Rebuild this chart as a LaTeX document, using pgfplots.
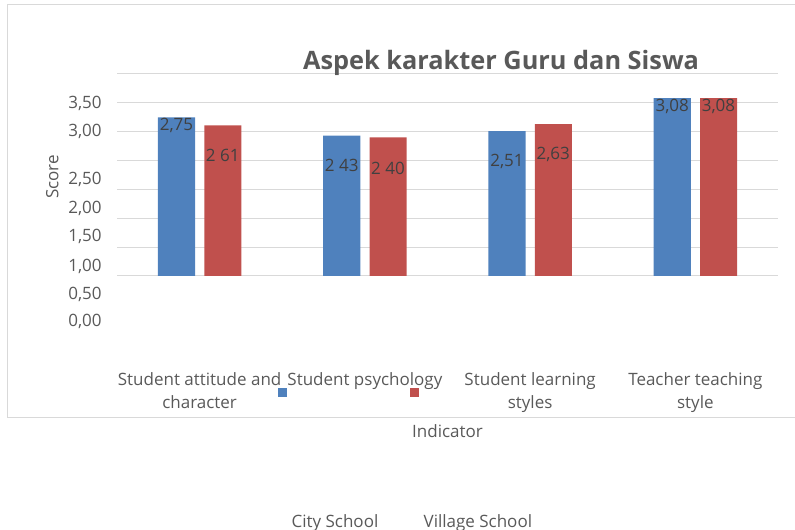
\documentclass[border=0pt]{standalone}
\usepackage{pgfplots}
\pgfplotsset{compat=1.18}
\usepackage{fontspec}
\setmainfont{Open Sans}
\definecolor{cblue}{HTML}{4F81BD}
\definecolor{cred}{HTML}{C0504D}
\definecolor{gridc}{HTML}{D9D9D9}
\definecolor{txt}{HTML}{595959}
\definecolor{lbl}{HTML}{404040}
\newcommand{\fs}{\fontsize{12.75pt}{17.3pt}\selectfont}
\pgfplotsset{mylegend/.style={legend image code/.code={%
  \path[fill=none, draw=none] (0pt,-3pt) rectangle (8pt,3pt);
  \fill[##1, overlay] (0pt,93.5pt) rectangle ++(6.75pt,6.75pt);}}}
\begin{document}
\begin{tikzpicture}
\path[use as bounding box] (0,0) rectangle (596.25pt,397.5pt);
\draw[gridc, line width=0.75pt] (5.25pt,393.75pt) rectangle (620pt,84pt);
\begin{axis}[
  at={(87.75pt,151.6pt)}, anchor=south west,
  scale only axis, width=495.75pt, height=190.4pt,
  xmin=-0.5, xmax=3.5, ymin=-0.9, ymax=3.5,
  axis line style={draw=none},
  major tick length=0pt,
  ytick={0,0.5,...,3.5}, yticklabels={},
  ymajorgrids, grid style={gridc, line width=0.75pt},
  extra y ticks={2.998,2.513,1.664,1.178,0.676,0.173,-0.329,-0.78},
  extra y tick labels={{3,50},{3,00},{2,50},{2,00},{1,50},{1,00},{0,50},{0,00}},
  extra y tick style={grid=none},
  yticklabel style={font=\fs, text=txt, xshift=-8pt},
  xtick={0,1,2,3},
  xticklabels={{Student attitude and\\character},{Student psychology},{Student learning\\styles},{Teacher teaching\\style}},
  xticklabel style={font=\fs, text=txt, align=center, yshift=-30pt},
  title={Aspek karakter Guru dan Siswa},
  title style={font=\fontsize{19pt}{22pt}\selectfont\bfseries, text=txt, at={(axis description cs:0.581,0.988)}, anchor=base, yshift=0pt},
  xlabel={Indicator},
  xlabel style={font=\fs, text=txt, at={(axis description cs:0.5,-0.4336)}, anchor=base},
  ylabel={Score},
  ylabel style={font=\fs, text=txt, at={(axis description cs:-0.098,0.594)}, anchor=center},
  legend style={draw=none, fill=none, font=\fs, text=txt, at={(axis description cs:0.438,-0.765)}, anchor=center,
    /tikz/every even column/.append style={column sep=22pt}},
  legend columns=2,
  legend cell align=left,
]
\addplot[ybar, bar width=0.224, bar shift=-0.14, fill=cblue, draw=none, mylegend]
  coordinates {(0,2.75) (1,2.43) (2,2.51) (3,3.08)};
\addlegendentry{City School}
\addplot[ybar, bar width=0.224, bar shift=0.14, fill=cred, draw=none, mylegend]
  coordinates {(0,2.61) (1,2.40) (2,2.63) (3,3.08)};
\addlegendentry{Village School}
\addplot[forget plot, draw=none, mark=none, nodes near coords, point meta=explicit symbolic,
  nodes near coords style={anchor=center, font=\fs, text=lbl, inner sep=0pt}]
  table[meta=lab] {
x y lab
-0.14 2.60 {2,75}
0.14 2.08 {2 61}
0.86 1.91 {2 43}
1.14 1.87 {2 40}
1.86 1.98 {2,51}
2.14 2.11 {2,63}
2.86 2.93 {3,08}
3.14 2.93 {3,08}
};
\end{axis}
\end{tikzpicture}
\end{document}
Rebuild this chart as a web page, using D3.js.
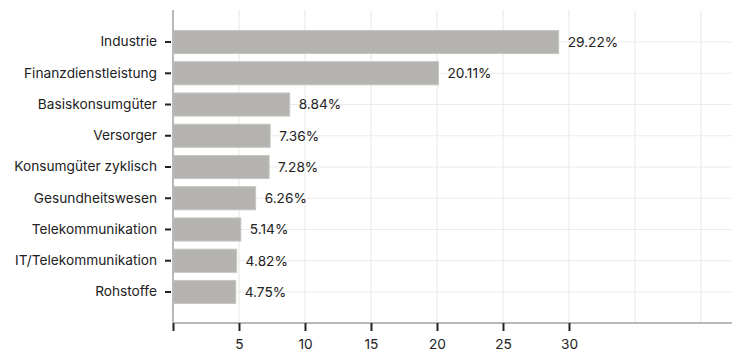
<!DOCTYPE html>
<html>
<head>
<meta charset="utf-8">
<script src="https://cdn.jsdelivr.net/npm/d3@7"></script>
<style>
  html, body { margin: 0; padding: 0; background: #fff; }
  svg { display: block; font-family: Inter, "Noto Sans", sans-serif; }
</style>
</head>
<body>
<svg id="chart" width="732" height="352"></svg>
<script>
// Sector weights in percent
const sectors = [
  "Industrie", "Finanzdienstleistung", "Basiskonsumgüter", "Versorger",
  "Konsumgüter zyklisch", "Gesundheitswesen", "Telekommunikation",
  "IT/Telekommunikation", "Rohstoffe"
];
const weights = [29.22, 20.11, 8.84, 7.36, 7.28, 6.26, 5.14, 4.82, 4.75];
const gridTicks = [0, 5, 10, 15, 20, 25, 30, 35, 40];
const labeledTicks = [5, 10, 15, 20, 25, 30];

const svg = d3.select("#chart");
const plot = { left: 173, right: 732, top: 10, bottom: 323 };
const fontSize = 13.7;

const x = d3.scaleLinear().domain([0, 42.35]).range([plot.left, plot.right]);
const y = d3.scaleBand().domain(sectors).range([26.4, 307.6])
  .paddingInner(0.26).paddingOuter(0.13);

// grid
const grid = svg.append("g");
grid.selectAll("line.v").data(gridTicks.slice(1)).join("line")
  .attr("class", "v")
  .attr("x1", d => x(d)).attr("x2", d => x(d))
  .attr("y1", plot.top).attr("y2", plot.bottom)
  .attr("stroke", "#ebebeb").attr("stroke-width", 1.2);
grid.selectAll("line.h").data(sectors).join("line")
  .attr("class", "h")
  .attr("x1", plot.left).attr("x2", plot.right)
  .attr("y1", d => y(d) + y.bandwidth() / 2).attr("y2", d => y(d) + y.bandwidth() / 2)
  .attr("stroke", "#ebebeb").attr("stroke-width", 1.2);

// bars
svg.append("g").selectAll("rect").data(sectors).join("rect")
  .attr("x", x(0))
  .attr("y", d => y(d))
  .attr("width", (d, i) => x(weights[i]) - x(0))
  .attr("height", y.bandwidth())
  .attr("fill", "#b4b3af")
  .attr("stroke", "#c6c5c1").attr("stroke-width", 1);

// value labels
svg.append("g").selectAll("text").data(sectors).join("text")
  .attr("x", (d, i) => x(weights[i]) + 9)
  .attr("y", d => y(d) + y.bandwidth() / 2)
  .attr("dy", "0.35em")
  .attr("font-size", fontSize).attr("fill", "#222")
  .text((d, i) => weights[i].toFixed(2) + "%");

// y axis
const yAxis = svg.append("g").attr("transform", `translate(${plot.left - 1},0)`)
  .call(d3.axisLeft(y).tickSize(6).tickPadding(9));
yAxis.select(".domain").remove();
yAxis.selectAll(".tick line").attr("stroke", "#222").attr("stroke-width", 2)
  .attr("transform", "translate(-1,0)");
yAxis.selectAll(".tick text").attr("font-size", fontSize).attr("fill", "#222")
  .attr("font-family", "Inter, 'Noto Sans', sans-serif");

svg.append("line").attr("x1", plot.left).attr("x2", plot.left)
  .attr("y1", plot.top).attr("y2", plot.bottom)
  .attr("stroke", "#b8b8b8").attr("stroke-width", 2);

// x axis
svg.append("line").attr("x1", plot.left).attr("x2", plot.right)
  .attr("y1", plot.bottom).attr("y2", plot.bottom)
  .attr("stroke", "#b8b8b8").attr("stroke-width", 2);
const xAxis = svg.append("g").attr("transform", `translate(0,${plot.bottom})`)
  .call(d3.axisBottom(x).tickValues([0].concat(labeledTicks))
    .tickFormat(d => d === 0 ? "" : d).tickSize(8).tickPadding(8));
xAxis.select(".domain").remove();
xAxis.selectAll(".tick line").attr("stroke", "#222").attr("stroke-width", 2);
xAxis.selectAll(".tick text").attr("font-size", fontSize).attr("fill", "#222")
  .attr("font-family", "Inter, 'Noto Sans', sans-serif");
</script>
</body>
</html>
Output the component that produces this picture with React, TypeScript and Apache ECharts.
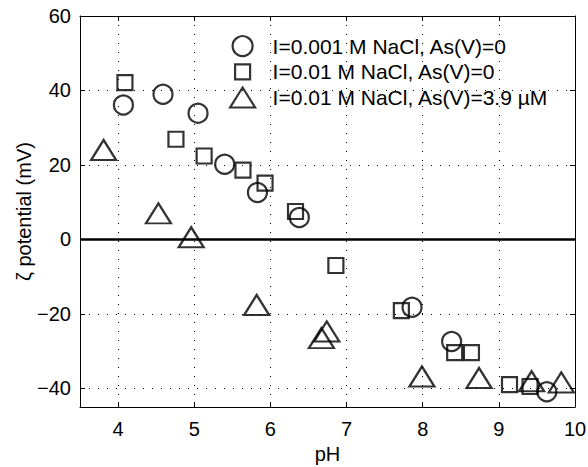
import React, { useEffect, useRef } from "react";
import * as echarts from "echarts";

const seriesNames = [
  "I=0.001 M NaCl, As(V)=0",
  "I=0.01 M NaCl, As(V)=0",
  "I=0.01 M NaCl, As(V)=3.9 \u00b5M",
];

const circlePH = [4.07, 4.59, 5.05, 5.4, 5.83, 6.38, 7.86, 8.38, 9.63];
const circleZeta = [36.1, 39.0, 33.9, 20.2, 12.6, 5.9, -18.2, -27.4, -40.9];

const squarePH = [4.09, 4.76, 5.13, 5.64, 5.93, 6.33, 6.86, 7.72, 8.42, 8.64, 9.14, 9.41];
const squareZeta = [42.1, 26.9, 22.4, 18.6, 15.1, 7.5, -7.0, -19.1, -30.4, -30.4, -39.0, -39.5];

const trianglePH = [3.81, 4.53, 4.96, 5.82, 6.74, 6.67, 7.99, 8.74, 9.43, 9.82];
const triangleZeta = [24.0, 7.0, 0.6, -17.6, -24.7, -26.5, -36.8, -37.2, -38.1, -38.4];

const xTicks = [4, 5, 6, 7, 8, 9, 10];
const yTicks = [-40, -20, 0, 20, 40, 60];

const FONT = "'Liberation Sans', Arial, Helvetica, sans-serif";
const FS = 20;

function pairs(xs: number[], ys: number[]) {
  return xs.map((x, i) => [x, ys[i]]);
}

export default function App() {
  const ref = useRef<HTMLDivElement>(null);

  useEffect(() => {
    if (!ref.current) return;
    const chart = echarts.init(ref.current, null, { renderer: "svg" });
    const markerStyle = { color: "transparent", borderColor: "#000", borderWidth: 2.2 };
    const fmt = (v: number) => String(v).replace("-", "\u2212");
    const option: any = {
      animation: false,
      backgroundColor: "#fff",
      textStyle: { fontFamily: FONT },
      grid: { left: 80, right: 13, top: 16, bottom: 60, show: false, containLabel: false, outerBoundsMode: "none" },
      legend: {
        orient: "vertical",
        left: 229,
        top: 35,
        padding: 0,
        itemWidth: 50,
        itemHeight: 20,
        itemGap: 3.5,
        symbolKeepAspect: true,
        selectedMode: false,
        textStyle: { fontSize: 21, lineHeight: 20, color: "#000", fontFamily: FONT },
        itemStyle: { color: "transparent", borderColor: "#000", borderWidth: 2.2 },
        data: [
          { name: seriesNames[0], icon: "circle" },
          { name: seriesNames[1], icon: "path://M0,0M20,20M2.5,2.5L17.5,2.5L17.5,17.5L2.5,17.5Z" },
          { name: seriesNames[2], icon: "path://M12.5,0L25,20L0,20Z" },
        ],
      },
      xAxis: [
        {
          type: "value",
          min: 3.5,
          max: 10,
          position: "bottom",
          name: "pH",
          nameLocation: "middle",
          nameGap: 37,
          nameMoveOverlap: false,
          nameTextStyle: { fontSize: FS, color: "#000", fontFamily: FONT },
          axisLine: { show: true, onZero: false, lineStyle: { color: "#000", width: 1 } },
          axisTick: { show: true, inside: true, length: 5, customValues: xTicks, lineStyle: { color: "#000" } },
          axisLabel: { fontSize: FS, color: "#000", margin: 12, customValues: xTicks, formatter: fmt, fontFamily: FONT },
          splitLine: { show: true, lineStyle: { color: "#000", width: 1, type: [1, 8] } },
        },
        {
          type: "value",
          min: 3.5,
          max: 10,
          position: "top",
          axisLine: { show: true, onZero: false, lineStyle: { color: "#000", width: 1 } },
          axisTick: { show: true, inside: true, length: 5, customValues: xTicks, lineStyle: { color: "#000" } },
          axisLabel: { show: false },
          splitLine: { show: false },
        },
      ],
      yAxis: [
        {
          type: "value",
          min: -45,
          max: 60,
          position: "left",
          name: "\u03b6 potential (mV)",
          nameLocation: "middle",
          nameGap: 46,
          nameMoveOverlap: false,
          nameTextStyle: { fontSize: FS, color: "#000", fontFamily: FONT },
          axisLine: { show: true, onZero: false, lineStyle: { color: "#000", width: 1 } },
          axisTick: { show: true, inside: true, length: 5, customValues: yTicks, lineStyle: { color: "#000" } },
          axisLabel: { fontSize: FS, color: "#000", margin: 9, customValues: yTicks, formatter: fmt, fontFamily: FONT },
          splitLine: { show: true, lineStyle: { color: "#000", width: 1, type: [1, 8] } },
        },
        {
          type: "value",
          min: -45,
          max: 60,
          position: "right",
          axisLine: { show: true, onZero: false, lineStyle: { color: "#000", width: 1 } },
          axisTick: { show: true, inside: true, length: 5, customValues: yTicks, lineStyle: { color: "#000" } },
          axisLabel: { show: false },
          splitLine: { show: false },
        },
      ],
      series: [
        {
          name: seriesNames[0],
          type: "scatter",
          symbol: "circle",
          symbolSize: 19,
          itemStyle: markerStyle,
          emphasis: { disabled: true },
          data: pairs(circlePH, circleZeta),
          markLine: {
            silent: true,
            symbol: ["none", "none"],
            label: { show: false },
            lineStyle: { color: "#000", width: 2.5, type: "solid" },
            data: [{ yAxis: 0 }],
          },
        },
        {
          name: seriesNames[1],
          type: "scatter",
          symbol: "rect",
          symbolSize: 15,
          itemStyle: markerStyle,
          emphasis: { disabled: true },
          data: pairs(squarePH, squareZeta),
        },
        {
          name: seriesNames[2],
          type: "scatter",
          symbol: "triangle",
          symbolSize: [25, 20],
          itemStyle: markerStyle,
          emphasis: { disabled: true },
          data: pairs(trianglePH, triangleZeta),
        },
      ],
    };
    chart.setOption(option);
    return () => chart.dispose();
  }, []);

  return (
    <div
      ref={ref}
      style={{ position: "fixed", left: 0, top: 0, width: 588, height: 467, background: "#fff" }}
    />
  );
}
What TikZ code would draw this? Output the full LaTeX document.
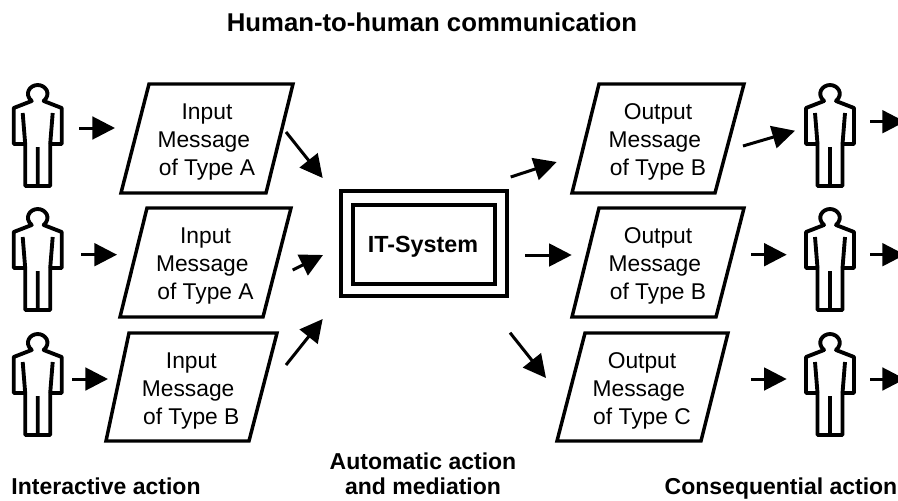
____
What needs to be done: Take the stretch from the line containing "Output the component" through the line containing "-37.2, -38.1, -38.4];" and reproduce it exactly, both ends included. Omit the pictures.

Solved problem:
Output the component that produces this picture with React, TypeScript and Apache ECharts.
import React, { useEffect, useRef } from "react";
import * as echarts from "echarts";

const seriesNames = [
  "I=0.001 M NaCl, As(V)=0",
  "I=0.01 M NaCl, As(V)=0",
  "I=0.01 M NaCl, As(V)=3.9 \u00b5M",
];

const circlePH = [4.07, 4.59, 5.05, 5.4, 5.83, 6.38, 7.86, 8.38, 9.63];
const circleZeta = [36.1, 39.0, 33.9, 20.2, 12.6, 5.9, -18.2, -27.4, -40.9];

const squarePH = [4.09, 4.76, 5.13, 5.64, 5.93, 6.33, 6.86, 7.72, 8.42, 8.64, 9.14, 9.41];
const squareZeta = [42.1, 26.9, 22.4, 18.6, 15.1, 7.5, -7.0, -19.1, -30.4, -30.4, -39.0, -39.5];

const trianglePH = [3.81, 4.53, 4.96, 5.82, 6.74, 6.67, 7.99, 8.74, 9.43, 9.82];
const triangleZeta = [24.0, 7.0, 0.6, -17.6, -24.7, -26.5, -36.8, -37.2, -38.1, -38.4];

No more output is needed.